Description of the task |
Copy each line of the listing below exactly.

────────────────────

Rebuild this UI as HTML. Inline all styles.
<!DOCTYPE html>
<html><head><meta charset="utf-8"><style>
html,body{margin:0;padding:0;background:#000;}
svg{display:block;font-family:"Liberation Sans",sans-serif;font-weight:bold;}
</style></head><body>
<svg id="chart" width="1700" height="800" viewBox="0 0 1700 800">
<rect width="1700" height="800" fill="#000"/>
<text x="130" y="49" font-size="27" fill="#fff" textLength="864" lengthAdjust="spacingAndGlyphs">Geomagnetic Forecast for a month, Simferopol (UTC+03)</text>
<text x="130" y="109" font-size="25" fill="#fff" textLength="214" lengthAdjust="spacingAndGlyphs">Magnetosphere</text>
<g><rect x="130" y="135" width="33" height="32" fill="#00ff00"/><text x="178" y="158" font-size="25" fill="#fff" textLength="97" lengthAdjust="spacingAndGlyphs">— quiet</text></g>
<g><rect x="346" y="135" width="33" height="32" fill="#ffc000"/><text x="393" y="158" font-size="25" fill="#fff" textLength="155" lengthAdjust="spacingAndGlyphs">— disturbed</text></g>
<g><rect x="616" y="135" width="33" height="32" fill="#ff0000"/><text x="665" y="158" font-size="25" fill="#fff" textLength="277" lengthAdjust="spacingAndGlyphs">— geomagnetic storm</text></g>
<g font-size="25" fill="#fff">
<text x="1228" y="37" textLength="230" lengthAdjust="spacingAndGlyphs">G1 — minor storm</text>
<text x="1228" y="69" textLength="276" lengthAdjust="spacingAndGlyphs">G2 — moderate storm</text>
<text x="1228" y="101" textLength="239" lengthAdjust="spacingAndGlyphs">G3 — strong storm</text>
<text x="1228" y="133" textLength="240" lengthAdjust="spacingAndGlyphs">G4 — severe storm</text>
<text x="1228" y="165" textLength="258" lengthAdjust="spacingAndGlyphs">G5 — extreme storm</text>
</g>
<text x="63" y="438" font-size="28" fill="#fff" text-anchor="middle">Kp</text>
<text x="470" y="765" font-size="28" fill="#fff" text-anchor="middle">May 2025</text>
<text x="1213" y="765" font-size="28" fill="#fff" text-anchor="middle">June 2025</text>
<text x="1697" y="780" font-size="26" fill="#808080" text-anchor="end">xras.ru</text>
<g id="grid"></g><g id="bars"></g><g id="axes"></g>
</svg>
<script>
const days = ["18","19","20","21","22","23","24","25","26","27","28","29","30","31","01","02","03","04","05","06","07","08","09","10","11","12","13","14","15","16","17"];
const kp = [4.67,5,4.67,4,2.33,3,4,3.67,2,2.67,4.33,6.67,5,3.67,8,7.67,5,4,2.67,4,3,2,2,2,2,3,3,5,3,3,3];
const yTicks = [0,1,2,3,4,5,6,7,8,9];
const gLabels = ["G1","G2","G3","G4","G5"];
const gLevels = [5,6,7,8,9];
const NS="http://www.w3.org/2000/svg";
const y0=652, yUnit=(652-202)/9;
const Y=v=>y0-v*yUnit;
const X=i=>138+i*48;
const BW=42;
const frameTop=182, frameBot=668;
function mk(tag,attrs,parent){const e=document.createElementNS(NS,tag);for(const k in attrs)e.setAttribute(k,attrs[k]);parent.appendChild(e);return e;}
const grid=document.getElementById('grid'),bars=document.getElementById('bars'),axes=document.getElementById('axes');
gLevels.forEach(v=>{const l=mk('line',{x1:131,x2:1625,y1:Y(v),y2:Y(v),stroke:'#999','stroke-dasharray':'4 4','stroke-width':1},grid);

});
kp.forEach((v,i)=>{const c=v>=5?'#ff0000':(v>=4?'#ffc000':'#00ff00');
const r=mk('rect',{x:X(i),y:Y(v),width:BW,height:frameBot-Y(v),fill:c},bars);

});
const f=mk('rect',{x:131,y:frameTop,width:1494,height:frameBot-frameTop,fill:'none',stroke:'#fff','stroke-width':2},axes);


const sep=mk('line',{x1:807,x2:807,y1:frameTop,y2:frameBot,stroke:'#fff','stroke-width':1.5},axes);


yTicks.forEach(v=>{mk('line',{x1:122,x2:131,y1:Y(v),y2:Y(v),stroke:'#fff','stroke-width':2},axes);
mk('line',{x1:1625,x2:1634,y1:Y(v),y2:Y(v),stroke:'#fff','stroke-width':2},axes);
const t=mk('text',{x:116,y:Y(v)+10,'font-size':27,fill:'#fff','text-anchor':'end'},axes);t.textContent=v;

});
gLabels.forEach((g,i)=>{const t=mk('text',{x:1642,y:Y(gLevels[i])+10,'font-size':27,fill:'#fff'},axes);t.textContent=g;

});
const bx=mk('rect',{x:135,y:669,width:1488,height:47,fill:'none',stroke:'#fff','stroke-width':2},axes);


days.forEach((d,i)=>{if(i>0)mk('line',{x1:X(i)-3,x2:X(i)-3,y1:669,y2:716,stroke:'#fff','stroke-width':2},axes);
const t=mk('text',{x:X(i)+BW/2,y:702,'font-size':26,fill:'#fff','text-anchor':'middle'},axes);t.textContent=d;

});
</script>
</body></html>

────────────────────

Worked answer |
Rebuild this UI as HTML. Inline all styles.
<!DOCTYPE html>
<html><head><meta charset="utf-8"><style>
html,body{margin:0;padding:0;background:#000;}
svg{display:block;font-family:"Liberation Sans",sans-serif;font-weight:bold;}
</style></head><body>
<svg id="chart" width="1700" height="800" viewBox="0 0 1700 800">
<rect width="1700" height="800" fill="#000"/>
<text x="130" y="49" font-size="27" fill="#fff" textLength="864" lengthAdjust="spacingAndGlyphs">Geomagnetic Forecast for a month, Simferopol (UTC+03)</text>
<text x="130" y="109" font-size="25" fill="#fff" textLength="214" lengthAdjust="spacingAndGlyphs">Magnetosphere</text>
<g><rect x="130" y="135" width="33" height="32" fill="#00ff00"/><text x="178" y="158" font-size="25" fill="#fff" textLength="97" lengthAdjust="spacingAndGlyphs">— quiet</text></g>
<g><rect x="346" y="135" width="33" height="32" fill="#ffc000"/><text x="393" y="158" font-size="25" fill="#fff" textLength="155" lengthAdjust="spacingAndGlyphs">— disturbed</text></g>
<g><rect x="616" y="135" width="33" height="32" fill="#ff0000"/><text x="665" y="158" font-size="25" fill="#fff" textLength="277" lengthAdjust="spacingAndGlyphs">— geomagnetic storm</text></g>
<g font-size="25" fill="#fff">
<text x="1228" y="37" textLength="230" lengthAdjust="spacingAndGlyphs">G1 — minor storm</text>
<text x="1228" y="69" textLength="276" lengthAdjust="spacingAndGlyphs">G2 — moderate storm</text>
<text x="1228" y="101" textLength="239" lengthAdjust="spacingAndGlyphs">G3 — strong storm</text>
<text x="1228" y="133" textLength="240" lengthAdjust="spacingAndGlyphs">G4 — severe storm</text>
<text x="1228" y="165" textLength="258" lengthAdjust="spacingAndGlyphs">G5 — extreme storm</text>
</g>
<text x="63" y="438" font-size="28" fill="#fff" text-anchor="middle">Kp</text>
<text x="470" y="765" font-size="28" fill="#fff" text-anchor="middle">May 2025</text>
<text x="1213" y="765" font-size="28" fill="#fff" text-anchor="middle">June 2025</text>
<text x="1697" y="780" font-size="26" fill="#808080" text-anchor="end">xras.ru</text>
<g id="grid"></g><g id="bars"></g><g id="axes"></g>
</svg>
<script>
const days = ["18","19","20","21","22","23","24","25","26","27","28","29","30","31","01","02","03","04","05","06","07","08","09","10","11","12","13","14","15","16","17"];
const kp = [4.67,5,4.67,4,2.33,3,4,3.67,2,2.67,4.33,6.67,5,3.67,8,7.67,5,4,2.67,4,3,2,2,2,2,3,3,5,3,3,3];
const yTicks = [0,1,2,3,4,5,6,7,8,9];
const gLabels = ["G1","G2","G3","G4","G5"];
const gLevels = [5,6,7,8,9];
const NS="http://www.w3.org/2000/svg";
const y0=652, yUnit=(652-202)/9;
const Y=v=>y0-v*yUnit;
const X=i=>138+i*48;
const BW=42;
const frameTop=182, frameBot=668;
function mk(tag,attrs,parent){const e=document.createElementNS(NS,tag);for(const k in attrs)e.setAttribute(k,attrs[k]);parent.appendChild(e);return e;}
const grid=document.getElementById('grid'),bars=document.getElementById('bars'),axes=document.getElementById('axes');
gLevels.forEach(v=>{const l=mk('line',{x1:131,x2:1625,y1:Y(v),y2:Y(v),stroke:'#999','stroke-dasharray':'4 4','stroke-width':1},grid);

});
kp.forEach((v,i)=>{const c=v>=5?'#ff0000':(v>=4?'#ffc000':'#00ff00');
const r=mk('rect',{x:X(i),y:Y(v),width:BW,height:frameBot-Y(v),fill:c},bars);

});
const f=mk('rect',{x:131,y:frameTop,width:1494,height:frameBot-frameTop,fill:'none',stroke:'#fff','stroke-width':2},axes);


const sep=mk('line',{x1:807,x2:807,y1:frameTop,y2:frameBot,stroke:'#fff','stroke-width':1.5},axes);


yTicks.forEach(v=>{mk('line',{x1:122,x2:131,y1:Y(v),y2:Y(v),stroke:'#fff','stroke-width':2},axes);
mk('line',{x1:1625,x2:1634,y1:Y(v),y2:Y(v),stroke:'#fff','stroke-width':2},axes);
const t=mk('text',{x:116,y:Y(v)+10,'font-size':27,fill:'#fff','text-anchor':'end'},axes);t.textContent=v;

});
gLabels.forEach((g,i)=>{const t=mk('text',{x:1642,y:Y(gLevels[i])+10,'font-size':27,fill:'#fff'},axes);t.textContent=g;

});
const bx=mk('rect',{x:135,y:669,width:1488,height:47,fill:'none',stroke:'#fff','stroke-width':2},axes);


days.forEach((d,i)=>{if(i>0)mk('line',{x1:X(i)-3,x2:X(i)-3,y1:669,y2:716,stroke:'#fff','stroke-width':2},axes);
const t=mk('text',{x:X(i)+BW/2,y:702,'font-size':26,fill:'#fff','text-anchor':'middle'},axes);t.textContent=d;

});
</script>
</body></html>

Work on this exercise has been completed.